Task instructions - Repeat verbatim only the lines from the opening of the material below through the one that contains "import plotly.graph_objects as go".

Source material -
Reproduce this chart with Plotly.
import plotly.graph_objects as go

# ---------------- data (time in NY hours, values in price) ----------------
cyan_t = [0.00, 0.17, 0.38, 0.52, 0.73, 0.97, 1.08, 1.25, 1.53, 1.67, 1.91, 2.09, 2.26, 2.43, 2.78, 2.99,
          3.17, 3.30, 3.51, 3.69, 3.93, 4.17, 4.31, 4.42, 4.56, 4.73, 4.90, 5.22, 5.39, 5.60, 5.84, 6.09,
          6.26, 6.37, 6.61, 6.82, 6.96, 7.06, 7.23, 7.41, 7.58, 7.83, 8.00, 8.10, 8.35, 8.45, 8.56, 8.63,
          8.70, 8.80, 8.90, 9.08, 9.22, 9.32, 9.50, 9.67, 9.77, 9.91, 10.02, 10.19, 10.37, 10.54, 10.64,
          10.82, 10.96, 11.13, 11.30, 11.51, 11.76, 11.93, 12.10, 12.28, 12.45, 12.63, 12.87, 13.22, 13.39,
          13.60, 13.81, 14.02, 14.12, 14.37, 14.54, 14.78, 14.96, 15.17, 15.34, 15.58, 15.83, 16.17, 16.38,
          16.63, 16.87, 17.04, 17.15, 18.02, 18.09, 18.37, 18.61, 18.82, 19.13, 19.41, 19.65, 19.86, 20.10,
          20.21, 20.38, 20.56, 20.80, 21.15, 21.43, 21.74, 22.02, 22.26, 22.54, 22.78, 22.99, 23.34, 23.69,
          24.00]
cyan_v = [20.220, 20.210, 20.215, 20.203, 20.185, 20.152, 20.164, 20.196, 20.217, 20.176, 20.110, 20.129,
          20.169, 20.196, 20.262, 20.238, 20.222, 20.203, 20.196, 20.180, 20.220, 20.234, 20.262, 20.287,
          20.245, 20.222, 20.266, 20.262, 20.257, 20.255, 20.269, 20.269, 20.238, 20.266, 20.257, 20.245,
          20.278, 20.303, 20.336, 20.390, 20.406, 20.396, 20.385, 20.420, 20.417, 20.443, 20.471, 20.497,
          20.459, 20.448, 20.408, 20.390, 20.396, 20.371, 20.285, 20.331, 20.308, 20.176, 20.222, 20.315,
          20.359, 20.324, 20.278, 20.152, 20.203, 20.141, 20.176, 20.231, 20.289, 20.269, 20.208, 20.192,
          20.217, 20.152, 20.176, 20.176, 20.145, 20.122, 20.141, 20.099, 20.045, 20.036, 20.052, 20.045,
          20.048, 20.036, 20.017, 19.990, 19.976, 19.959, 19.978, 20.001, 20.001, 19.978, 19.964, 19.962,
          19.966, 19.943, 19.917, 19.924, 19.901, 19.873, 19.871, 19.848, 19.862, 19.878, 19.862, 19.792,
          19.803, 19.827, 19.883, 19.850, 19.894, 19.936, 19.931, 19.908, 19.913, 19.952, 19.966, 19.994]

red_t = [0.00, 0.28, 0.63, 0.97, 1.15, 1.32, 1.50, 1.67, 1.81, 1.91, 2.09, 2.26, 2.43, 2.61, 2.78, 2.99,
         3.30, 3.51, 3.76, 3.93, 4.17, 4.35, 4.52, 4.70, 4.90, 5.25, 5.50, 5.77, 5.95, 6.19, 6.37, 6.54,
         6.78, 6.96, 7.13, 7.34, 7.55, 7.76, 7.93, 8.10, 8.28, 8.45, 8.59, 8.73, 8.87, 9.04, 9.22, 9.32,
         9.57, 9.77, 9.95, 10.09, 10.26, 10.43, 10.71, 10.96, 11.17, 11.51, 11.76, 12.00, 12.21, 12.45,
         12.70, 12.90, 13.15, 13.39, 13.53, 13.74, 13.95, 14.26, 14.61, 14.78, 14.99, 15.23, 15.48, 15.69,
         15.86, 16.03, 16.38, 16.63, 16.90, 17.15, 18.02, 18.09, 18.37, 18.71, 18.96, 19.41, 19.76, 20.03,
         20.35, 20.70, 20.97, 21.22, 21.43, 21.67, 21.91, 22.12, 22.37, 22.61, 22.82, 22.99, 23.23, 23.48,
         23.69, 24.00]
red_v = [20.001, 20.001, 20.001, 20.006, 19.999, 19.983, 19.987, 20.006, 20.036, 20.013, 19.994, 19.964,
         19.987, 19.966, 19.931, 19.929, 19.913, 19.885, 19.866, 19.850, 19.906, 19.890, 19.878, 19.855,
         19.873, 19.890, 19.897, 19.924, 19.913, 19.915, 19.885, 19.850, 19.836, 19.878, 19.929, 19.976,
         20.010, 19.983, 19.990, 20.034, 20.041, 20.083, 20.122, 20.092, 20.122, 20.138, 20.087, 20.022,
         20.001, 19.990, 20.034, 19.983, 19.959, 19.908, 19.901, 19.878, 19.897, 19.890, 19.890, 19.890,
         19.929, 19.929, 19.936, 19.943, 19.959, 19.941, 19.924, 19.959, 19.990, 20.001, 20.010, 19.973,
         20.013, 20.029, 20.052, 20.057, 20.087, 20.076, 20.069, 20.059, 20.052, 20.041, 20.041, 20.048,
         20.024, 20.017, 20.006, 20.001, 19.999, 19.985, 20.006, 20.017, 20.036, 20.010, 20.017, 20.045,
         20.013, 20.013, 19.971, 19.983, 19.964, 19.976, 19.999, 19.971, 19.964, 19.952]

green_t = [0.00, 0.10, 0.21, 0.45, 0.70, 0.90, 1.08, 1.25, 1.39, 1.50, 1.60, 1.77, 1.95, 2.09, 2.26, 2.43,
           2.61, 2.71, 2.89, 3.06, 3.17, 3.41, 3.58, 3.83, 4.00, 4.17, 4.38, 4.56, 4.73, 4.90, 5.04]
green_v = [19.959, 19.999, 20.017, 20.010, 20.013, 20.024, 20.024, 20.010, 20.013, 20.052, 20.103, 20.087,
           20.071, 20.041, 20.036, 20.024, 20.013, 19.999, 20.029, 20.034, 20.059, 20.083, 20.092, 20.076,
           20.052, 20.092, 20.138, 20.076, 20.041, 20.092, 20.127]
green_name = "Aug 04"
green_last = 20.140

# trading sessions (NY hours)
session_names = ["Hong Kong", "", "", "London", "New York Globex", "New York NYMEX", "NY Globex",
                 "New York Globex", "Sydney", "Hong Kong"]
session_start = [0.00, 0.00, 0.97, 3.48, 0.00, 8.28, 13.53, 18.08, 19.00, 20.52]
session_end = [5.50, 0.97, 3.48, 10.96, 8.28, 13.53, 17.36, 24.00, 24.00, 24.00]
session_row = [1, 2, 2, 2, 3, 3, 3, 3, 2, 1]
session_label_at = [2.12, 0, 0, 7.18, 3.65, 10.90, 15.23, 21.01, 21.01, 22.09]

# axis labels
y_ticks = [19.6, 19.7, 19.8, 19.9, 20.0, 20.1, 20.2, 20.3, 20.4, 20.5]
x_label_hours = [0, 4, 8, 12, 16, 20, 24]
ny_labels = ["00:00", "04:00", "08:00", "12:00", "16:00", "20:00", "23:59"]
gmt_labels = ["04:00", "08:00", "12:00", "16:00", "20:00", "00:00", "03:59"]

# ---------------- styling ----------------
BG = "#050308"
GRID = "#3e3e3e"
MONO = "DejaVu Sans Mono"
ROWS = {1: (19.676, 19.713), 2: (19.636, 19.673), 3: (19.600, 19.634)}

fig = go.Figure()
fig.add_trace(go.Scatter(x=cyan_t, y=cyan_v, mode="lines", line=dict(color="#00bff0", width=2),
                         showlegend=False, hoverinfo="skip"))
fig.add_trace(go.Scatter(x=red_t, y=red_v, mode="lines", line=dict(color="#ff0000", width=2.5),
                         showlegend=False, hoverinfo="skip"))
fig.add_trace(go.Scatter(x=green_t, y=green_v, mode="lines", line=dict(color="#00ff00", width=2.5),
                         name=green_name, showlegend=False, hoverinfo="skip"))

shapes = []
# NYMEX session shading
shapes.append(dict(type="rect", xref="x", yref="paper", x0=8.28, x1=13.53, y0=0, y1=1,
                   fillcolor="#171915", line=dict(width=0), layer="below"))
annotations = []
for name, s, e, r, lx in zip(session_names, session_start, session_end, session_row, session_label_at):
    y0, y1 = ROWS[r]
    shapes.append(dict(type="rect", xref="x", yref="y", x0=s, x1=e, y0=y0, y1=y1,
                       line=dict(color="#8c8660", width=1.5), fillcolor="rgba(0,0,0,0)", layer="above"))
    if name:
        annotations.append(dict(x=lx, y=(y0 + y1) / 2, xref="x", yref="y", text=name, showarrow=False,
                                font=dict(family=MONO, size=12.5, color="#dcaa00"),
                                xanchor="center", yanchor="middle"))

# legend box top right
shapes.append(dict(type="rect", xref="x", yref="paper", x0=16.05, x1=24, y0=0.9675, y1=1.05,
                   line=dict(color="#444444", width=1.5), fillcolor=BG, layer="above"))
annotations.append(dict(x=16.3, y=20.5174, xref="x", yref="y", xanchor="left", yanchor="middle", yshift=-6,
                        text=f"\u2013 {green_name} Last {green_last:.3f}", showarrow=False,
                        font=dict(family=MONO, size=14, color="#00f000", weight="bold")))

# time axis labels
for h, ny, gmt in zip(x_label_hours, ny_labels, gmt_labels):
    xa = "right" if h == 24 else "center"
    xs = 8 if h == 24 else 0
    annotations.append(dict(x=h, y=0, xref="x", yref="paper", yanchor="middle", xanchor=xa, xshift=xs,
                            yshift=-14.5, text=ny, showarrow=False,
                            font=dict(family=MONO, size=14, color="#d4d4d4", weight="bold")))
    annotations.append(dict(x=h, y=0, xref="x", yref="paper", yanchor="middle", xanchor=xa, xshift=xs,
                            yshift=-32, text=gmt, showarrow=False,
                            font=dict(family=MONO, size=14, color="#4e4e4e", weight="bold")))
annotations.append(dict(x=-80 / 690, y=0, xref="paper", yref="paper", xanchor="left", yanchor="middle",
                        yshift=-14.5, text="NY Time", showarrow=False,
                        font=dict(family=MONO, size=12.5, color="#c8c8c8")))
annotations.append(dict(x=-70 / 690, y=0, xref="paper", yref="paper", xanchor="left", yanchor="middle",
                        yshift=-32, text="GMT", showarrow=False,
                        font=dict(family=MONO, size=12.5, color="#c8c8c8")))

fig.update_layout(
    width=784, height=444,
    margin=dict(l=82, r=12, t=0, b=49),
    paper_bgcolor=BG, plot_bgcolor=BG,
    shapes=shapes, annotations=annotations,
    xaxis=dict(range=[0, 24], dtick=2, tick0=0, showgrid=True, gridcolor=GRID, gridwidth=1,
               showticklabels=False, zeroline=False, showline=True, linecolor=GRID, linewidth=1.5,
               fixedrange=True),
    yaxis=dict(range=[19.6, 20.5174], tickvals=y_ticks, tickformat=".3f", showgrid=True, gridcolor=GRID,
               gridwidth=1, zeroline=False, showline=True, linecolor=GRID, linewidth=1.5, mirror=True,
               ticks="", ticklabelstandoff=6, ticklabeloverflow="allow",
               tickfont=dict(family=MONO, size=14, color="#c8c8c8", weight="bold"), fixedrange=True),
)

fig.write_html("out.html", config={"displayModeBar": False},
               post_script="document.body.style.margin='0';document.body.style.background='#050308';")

Full solution -
Reproduce this chart with Plotly.
import plotly.graph_objects as go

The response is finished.